** YOUR INSTRUCTIONS **
Reproduce, word for word, only the lines from the one containing "Rebuild this chart" through the one containing "fitted_values = [222, 1312, 1522, 1722, 1936]", both included.

** STORED ROWS **
- - -
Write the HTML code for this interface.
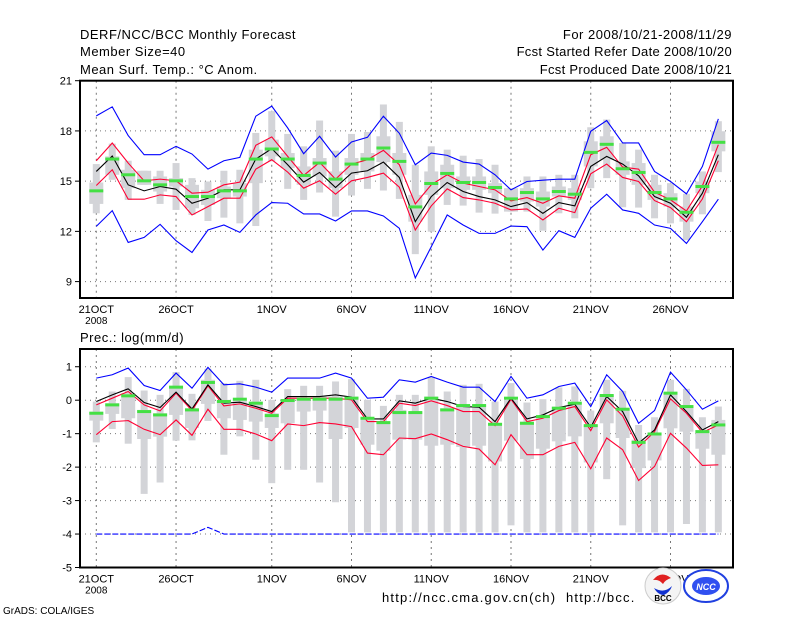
- - -
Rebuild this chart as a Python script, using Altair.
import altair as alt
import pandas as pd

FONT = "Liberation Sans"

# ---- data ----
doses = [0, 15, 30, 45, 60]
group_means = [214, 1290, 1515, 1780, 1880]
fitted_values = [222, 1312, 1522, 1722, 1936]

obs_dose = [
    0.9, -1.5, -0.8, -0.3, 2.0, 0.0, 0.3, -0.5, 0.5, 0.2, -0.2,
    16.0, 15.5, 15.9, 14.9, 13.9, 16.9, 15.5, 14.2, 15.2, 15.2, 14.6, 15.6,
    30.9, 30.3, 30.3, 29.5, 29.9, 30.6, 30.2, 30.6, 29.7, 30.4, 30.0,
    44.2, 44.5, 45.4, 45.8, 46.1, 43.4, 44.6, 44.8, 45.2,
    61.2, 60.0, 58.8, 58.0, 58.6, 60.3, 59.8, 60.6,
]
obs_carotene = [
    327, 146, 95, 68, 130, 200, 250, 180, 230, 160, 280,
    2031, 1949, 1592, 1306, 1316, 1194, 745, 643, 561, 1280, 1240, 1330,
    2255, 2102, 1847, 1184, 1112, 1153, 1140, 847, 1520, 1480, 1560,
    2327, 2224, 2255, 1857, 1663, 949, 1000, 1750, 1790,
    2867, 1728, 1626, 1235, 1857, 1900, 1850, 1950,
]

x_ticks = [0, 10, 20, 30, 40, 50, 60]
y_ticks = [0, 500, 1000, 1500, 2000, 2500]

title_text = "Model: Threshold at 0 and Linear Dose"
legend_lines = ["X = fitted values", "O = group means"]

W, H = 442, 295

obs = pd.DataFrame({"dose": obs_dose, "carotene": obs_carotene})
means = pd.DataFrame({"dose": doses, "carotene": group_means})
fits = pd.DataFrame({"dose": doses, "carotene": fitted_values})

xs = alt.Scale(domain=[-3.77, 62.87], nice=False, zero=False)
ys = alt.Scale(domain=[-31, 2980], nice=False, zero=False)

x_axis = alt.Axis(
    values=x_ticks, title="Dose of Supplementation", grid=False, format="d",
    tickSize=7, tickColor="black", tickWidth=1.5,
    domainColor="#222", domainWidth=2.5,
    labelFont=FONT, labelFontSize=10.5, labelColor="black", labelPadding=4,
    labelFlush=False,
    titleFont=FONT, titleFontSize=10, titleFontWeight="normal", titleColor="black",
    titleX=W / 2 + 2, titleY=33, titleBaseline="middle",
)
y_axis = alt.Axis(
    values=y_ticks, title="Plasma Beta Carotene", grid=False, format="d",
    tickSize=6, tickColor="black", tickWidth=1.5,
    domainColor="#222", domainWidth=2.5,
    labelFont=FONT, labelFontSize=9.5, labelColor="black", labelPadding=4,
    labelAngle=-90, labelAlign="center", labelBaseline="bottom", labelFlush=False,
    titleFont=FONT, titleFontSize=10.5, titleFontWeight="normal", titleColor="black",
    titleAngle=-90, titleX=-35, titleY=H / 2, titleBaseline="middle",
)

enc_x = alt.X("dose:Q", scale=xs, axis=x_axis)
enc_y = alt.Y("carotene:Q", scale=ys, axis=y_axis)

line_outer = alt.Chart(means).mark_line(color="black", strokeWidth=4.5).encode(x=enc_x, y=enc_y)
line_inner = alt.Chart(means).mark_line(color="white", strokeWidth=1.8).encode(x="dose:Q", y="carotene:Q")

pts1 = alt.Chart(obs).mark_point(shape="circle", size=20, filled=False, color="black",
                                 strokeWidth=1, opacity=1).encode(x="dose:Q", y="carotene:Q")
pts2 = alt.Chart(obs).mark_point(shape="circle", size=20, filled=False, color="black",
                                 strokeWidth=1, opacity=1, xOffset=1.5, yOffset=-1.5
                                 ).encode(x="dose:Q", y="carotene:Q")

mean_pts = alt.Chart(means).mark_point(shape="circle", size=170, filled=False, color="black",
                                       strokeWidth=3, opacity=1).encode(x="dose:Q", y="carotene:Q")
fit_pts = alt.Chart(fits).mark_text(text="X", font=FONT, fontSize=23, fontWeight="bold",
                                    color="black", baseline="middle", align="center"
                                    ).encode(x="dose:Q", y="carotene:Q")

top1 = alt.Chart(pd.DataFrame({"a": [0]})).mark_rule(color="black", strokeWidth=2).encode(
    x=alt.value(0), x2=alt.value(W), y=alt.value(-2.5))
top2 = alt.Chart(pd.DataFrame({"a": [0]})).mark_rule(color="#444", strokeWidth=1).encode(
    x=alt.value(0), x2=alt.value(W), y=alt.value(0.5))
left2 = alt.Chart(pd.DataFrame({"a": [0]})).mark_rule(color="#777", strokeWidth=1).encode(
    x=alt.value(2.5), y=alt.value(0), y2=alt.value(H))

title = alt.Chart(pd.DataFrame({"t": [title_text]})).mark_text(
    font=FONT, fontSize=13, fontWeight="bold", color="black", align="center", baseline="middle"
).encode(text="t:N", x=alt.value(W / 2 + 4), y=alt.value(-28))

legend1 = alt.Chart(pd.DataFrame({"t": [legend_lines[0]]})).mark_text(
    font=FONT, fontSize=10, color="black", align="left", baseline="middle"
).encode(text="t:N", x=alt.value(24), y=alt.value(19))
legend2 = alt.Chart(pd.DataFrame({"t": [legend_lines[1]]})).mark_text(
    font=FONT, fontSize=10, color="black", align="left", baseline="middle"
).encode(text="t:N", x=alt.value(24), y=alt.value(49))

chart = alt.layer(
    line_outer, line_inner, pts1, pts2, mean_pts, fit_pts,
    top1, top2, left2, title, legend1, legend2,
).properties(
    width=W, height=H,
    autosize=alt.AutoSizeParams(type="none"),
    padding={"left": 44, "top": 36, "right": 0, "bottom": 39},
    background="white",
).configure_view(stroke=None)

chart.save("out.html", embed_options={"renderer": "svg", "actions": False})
- - -
** REPLY TO THE EXERCISE **
Rebuild this chart as a Python script, using Altair.
import altair as alt
import pandas as pd

FONT = "Liberation Sans"

# ---- data ----
doses = [0, 15, 30, 45, 60]
group_means = [214, 1290, 1515, 1780, 1880]
fitted_values = [222, 1312, 1522, 1722, 1936]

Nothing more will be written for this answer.